Foto: Christoph Breithaupt

FEEN UND ELEMENTWESEN DER ZAUBERWELT

Nicht nur das Volk, das er harsch abweist, auch seine Ritter und nicht zuletzt die Feen und Elementwesen der Zauberwelt beginnen, sich von ihm abzuwenden. Glück für Artus: Morgana, die umtriebig Abtrünnige als „dunkle Armee“ um sich sammelt, entpuppt sich als noch viel schlimmere Tyrannin.

Artus, unterstützt von seiner Königin Ginevra (Nele Fleig) und den Getreuen der Tafelrunde, allen voran Gawain (Aaron Werner) und Kay (Philipp Wink), wächst als Mensch und lernt, seine Aufgabe an- und ernst zu nehmen.

WANDLUNGSFÄHIGES BÜHNENBILD

Die Inszenierung erzählt die Geschichte vor einem so fantasievollen wie einfachen, ungeheuer wandlungsfähigen Bühnenbild (Leitung Léa Broussard und Michael Witte) in prächtigen Kostümen (Leitung Cornelia Barone und Ingrid Neliba) und abseits klassischer Geschlechtszuweisungen.
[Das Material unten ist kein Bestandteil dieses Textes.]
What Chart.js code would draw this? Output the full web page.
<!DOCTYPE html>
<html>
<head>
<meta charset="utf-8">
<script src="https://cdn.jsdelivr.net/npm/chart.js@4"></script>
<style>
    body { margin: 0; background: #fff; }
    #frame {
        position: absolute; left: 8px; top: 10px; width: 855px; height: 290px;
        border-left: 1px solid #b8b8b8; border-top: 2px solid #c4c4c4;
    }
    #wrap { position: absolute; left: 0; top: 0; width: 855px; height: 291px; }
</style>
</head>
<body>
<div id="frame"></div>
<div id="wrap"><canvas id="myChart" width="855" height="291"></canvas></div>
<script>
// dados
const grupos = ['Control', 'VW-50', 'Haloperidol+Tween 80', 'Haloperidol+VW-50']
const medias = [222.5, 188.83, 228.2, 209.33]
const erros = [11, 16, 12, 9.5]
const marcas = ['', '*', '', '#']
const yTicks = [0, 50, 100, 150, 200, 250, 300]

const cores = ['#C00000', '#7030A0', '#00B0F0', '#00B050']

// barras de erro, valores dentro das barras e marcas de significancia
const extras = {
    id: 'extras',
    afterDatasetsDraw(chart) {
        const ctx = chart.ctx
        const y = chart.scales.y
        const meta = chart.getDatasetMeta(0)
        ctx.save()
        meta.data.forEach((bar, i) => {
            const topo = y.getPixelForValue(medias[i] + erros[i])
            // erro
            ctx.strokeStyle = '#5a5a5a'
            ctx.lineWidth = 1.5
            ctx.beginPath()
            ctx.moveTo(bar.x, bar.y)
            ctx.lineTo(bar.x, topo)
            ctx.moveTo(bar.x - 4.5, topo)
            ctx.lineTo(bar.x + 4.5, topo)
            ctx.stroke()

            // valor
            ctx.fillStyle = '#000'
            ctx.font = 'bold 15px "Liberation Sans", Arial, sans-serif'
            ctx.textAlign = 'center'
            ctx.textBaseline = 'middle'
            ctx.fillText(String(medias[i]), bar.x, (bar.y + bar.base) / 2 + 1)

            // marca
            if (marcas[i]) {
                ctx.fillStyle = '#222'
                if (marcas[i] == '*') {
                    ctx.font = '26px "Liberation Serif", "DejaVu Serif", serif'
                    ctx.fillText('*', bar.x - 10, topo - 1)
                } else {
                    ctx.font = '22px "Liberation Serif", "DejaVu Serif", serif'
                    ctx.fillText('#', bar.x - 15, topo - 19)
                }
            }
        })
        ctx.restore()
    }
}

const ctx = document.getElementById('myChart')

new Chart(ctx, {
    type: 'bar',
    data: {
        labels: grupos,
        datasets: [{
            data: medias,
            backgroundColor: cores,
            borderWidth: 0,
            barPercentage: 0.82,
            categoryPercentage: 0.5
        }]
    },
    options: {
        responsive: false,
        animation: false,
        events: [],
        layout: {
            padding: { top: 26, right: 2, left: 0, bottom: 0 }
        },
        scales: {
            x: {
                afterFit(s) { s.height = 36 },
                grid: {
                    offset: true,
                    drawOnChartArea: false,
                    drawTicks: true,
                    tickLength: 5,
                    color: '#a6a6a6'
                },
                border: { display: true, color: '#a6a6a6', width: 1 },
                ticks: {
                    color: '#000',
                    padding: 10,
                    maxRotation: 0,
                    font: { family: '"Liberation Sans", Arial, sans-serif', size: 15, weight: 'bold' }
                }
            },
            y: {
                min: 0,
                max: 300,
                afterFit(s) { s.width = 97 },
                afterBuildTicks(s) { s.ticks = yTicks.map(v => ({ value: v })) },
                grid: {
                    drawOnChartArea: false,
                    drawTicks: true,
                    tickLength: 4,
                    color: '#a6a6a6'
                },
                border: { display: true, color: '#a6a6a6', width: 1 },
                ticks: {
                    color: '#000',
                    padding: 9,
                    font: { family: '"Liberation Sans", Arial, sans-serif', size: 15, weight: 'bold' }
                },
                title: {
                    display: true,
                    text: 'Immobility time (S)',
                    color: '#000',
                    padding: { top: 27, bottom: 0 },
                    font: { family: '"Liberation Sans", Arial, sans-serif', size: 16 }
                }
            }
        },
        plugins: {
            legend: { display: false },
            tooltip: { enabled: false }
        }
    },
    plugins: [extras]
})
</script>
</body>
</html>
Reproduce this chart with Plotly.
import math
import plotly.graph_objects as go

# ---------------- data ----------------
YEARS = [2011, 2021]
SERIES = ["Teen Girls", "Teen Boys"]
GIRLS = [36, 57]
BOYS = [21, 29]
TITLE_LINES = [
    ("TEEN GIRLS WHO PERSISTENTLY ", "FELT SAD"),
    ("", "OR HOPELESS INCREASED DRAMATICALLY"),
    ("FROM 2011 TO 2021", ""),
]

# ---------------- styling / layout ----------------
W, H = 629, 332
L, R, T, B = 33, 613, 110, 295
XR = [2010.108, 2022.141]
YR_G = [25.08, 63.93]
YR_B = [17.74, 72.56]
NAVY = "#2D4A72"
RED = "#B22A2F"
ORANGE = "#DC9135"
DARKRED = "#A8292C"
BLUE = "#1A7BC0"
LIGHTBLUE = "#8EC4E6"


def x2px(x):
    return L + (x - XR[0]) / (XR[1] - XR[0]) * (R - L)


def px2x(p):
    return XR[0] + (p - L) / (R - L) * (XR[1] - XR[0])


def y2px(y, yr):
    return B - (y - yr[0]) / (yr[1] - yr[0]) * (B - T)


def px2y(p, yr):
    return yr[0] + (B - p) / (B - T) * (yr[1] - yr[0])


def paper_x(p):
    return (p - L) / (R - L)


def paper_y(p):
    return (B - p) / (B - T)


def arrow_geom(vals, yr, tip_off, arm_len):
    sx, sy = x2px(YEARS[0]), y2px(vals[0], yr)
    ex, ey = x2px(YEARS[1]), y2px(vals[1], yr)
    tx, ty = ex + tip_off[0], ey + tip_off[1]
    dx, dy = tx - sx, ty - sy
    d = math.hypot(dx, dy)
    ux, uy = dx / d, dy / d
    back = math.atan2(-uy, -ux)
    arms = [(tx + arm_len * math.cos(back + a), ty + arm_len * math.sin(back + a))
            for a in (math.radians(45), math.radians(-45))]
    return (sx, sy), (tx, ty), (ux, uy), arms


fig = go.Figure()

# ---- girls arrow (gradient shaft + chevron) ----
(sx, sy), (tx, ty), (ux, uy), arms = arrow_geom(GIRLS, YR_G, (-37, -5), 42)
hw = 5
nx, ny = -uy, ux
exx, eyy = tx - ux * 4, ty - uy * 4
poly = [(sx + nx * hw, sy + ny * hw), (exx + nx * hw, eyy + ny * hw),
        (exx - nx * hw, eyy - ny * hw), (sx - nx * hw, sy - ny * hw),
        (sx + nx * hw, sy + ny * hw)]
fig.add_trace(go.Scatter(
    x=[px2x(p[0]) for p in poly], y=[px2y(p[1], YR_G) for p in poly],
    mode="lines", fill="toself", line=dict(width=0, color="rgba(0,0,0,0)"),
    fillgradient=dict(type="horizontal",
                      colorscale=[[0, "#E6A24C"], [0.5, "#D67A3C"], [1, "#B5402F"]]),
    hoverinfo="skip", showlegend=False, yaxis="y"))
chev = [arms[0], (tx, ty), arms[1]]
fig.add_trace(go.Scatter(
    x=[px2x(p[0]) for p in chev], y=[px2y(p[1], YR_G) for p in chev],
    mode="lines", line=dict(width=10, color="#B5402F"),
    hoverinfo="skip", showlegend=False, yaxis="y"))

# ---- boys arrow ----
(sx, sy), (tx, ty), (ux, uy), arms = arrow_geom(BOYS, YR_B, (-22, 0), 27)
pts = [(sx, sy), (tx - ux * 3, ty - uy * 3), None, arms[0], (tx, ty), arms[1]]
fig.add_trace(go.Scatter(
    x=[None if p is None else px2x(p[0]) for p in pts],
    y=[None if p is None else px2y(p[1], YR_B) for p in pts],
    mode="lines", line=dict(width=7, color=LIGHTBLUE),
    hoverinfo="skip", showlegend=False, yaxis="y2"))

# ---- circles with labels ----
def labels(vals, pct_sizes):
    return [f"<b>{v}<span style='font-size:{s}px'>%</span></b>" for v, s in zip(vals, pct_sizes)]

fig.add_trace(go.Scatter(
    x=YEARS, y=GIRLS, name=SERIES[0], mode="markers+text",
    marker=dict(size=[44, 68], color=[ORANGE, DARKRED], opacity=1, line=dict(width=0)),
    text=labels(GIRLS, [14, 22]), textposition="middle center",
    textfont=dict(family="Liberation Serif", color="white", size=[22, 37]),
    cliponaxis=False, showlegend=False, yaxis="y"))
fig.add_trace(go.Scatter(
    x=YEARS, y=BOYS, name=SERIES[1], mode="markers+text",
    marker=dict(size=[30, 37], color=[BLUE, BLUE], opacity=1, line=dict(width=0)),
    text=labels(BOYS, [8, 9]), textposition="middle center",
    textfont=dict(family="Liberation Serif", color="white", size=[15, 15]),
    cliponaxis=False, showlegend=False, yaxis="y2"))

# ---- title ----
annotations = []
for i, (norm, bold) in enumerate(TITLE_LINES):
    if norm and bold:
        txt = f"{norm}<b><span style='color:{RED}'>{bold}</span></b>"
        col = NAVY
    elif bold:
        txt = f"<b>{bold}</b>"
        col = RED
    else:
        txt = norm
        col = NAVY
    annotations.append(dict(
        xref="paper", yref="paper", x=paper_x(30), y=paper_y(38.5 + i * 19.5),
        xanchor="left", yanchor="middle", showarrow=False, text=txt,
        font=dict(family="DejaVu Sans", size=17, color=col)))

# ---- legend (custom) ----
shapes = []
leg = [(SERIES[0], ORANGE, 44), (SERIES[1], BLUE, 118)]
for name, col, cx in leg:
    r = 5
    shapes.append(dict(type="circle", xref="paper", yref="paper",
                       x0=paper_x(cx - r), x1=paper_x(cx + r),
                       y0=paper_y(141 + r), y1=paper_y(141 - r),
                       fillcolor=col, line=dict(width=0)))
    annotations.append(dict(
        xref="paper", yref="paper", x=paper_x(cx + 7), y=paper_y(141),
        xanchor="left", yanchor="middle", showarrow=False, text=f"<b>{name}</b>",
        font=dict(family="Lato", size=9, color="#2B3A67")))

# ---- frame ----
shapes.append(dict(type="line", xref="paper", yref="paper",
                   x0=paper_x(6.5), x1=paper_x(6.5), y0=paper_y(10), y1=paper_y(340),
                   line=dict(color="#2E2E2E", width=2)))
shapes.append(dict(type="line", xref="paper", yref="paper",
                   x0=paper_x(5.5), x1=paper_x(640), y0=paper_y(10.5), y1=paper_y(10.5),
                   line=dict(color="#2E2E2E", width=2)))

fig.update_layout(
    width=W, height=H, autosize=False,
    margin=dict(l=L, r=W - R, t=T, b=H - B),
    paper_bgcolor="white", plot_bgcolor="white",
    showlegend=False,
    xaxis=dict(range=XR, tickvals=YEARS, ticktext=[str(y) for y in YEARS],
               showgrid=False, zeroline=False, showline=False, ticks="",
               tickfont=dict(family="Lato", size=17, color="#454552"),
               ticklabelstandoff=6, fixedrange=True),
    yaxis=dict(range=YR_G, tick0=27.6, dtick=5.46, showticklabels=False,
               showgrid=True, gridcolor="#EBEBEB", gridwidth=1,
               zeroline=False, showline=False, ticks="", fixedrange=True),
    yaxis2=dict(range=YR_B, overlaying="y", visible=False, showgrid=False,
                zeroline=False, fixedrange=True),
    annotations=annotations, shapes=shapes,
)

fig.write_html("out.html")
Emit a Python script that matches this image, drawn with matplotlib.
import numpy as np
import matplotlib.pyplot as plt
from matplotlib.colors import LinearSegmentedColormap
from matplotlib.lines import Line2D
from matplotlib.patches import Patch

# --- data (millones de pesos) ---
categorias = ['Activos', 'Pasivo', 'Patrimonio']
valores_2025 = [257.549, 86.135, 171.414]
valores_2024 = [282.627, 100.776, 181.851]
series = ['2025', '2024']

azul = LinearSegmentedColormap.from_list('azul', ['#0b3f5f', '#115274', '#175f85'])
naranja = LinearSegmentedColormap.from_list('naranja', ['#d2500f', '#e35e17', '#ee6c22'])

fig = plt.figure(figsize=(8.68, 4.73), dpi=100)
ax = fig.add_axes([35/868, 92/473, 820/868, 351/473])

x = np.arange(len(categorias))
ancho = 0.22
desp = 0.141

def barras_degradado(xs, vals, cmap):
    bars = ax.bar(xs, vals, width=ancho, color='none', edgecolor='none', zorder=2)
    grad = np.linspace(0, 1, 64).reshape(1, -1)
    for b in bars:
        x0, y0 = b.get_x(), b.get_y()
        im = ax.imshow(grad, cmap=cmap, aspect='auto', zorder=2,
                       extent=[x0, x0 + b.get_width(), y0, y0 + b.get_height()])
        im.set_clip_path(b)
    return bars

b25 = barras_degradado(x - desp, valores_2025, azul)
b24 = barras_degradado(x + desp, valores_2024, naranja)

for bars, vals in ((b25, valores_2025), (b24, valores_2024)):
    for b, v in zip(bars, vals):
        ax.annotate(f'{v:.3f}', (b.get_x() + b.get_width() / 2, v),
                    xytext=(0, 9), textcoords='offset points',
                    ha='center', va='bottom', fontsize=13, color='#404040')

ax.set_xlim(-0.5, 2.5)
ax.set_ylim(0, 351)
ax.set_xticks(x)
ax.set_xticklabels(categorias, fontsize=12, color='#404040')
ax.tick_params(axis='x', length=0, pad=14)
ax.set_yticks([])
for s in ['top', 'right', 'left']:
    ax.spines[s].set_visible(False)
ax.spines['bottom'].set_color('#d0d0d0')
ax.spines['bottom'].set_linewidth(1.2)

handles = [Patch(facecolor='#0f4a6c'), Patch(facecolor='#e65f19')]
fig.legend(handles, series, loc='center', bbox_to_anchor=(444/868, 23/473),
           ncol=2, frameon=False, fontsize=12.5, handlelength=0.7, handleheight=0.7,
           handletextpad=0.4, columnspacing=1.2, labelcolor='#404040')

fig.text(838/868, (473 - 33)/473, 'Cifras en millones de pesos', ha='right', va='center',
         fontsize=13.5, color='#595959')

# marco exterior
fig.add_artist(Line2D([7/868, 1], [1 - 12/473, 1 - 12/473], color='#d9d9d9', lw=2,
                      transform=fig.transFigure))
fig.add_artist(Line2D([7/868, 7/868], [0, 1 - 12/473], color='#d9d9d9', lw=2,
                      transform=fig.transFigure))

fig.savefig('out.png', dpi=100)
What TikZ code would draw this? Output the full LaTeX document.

So umgeben den König auch weibliche Ritter – beklagenswerterweise nicht minder als ihre männlichen Kollegen zum Verrat fähig und bereit. Denn auch, wenn am Ende das Gute siegt: Skrupellos ist man „bei Königs“ auf der hellen wie auf der dunklen Seite, Treuebruch und Spionage allenthalben.

Zur Musik von Jan Esslinger breitete Spielleiter Paul Barone, dem Simon Frädrich, Stephanie Hugle und Patrick Labiche zur Seite stehen, eine dichte, ansprechend und flott durchchoreographierte Aufführung aus, die über Schauspiel hinaus auch mit Tanz, Kampfszenen und nicht zuletzt Gesang punktete. Der erste und überaus verdiente Szenenapplaus brandete auf, als Countertenor Jonathan Busam zur Gitarrenbegleitung von Mattia Catini den Renaissance-Song „Come Again“ erklingen ließ.

Foto: Christoph Breithaupt

WIE IN „DIE VÖGEL“

Klammer der Handlung und Verbindungsstück zum Publikum sind die Raben von Morgana, die ihr Meisterstück in Sachen Verrat abliefern, als sie in einer an „Die Vögel“ erinnernden Szene der Herrin schließlich den wohlverdienten Garaus machen. Nicht nur flatternd, hüpfend und krächzend, sondern vor allem wie ein Haufen gehässiger Lästermäuler spottend, werden sie schnell zum Publikumsliebling, noch vor dem rührenden und unwahrscheinlichen Liebespaar Merlin (Marcus Roth) und Nimue (Katharina Lux).

Originelle Einfälle wie etwa der Einsatz der Schilde der dunklen Armee als Percussion Shaker machten die überaus lebendige Aufführung, die keine Sekunde Längen zeigte, immer wieder überraschend.